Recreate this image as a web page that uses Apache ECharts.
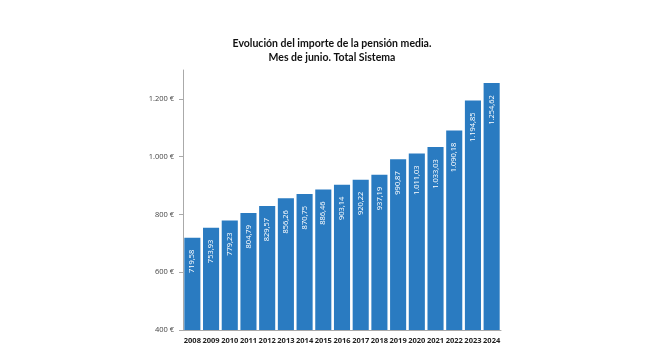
<!DOCTYPE html>
<html><head><meta charset="utf-8">
<script src="https://cdn.jsdelivr.net/npm/echarts@6/dist/echarts.min.js"></script>
<style>html,body{margin:0;padding:0;background:#fff}#c{width:650px;height:359px}</style>
</head><body><div id="c"></div>
<script>
const years = ['2008','2009','2010','2011','2012','2013','2014','2015','2016','2017','2018','2019','2020','2021','2022','2023','2024'];
const pension = [719.58,753.93,779.23,804.79,829.57,856.26,870.75,886.46,903.14,920.22,937.19,990.87,1011.03,1033.03,1090.18,1194.85,1254.62];
const titleText = 'Evolución del importe de la pensión media.\nMes de junio. Total Sistema';

function fmt(v, dec){
  const parts = v.toFixed(dec).split('.');
  parts[0] = parts[0].replace(/\B(?=(\d{3})+(?!\d))/g, '.');
  return dec ? parts[0] + ',' + parts[1] : parts[0];
}
const chart = echarts.init(document.getElementById('c'));
chart.setOption({
  animation:false,
  textStyle:{fontFamily:'Open Sans'},
  title:{text:titleText,left:327,textAlign:'center',top:32,
    textStyle:{fontSize:10.5,fontWeight:'bold',color:'#111',lineHeight:14,fontFamily:'Lato'}},
  grid:{left:183,right:149,top:70,bottom:29},
  xAxis:{type:'category',data:years,
    axisLine:{lineStyle:{color:'#aaa'}},axisTick:{show:false},
    axisLabel:{fontSize:7.5,fontWeight:'bold',color:'#222',margin:7,interval:0}},
  yAxis:{type:'value',min:400,max:1300,interval:200,
    axisLine:{show:true,lineStyle:{color:'#aaa'}},
    axisTick:{show:true,length:4,lineStyle:{color:'#aaa'}},
    splitLine:{show:false},
    axisLabel:{fontSize:7.5,color:'#444',margin:9,showMaxLabel:false,formatter:v=>fmt(v,0)+' €'}},
  series:[{type:'bar',data:pension,barCategoryGap:'14%',
    itemStyle:{color:'#2a7bc1'},
    label:{show:true,position:'insideTop',rotate:90,align:'right',verticalAlign:'middle',distance:12,
      color:'#fff',fontSize:7.5,formatter:p=>fmt(p.value,2)}}]
});
</script></body></html>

+---+

Exercise instructions | Take the lines from the start of the material to the line with "const titleText = 'Evolución", both included, and transcribe them exactly without the pictures.

Full response |
Recreate this image as a web page that uses Apache ECharts.
<!DOCTYPE html>
<html><head><meta charset="utf-8">
<script src="https://cdn.jsdelivr.net/npm/echarts@6/dist/echarts.min.js"></script>
<style>html,body{margin:0;padding:0;background:#fff}#c{width:650px;height:359px}</style>
</head><body><div id="c"></div>
<script>
const years = ['2008','2009','2010','2011','2012','2013','2014','2015','2016','2017','2018','2019','2020','2021','2022','2023','2024'];
const pension = [719.58,753.93,779.23,804.79,829.57,856.26,870.75,886.46,903.14,920.22,937.19,990.87,1011.03,1033.03,1090.18,1194.85,1254.62];
const titleText = 'Evolución del importe de la pensión media.\nMes de junio. Total Sistema';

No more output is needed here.